Boot Camp for New Moms really started in 1990, with the creation of
Boot Camp for New Dads.
Founder Greg Bishop was one of 13 kids and grew up taking care of babies. When he had his first child and friends starting asking him for advice, he realized that men would get a better start (and more confidence) as fathers if they just had a little information they could trust going into it.
He arranged a workshop at the local hospital for “rookie” dads-to-be and invited friends with their babies to join them. When some of the rookie dads said that they had never held a baby, the veteran dads handed them theirs. For three hours, the rookies watched the veterans take care of their babies without a mom in sight. No question was stupid, no topic off-limits. It was like a nursery in a locker room.
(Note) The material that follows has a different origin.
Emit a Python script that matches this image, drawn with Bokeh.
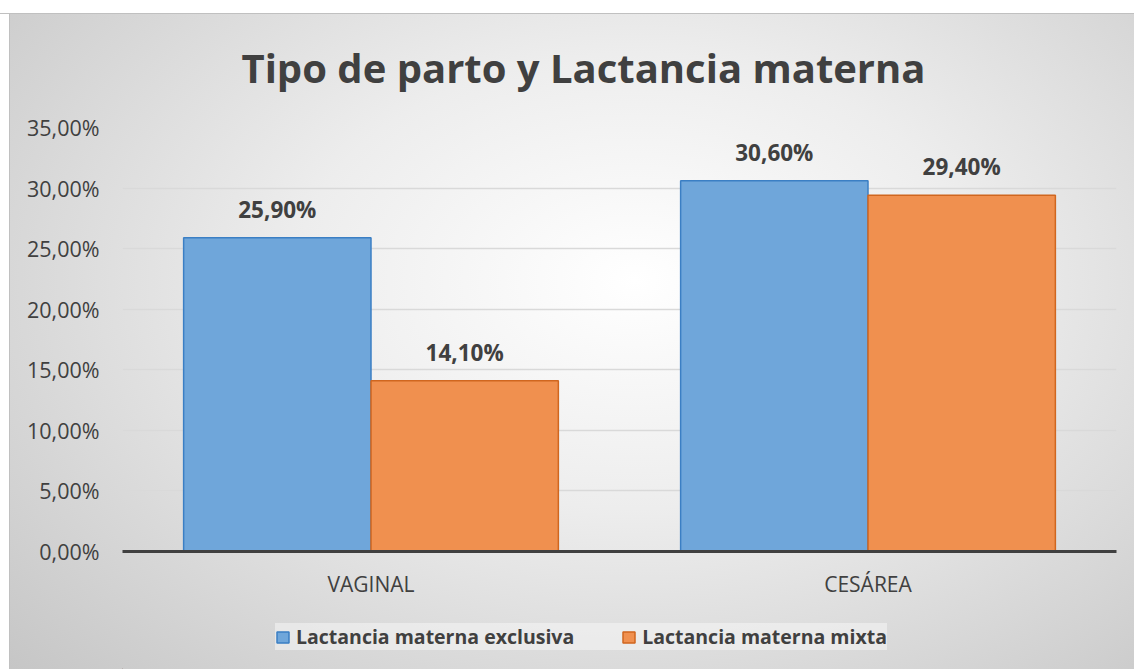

Over the years, we were often asked why there wasn’t a Boot Camp for New Moms. We figured there were already plenty of resources for moms-to-be, between classes, magazines, the internet, and of course, friends and family, who always seem to have plenty of advice for expectant moms. And, unlike most guys, women talk to each other about motherhood, right?
But as we talked to hundreds of new moms around the country we discovered that while there are plenty of resources for moms-to-be, there aren’t any that inform her of what’s going on with Dad and how they can bring out the best in each other when they’re starting their new family. There are lots of classes that tell her what to expect during labor and delivery, but none that help her navigate the changes in her relationship and life once she brings this new little human home. And although friends and family can be a valuable resource, nothing replaces the value of sitting down and getting straight answers from women who were just in mom-to-be’s shoes and are willing to share what worked best for them and what they learned that will be valuable for expectant moms to know.
Boot Camp for New Moms is growing rapidly because moms today recognize the value of information they can trust when they’re becoming moms. They want a happy family and a strong relationship with dad once their baby comes. They know that they’re about to navigate one of life’s biggest events and a little information they can trust will lower their anxiety and increase their confidence.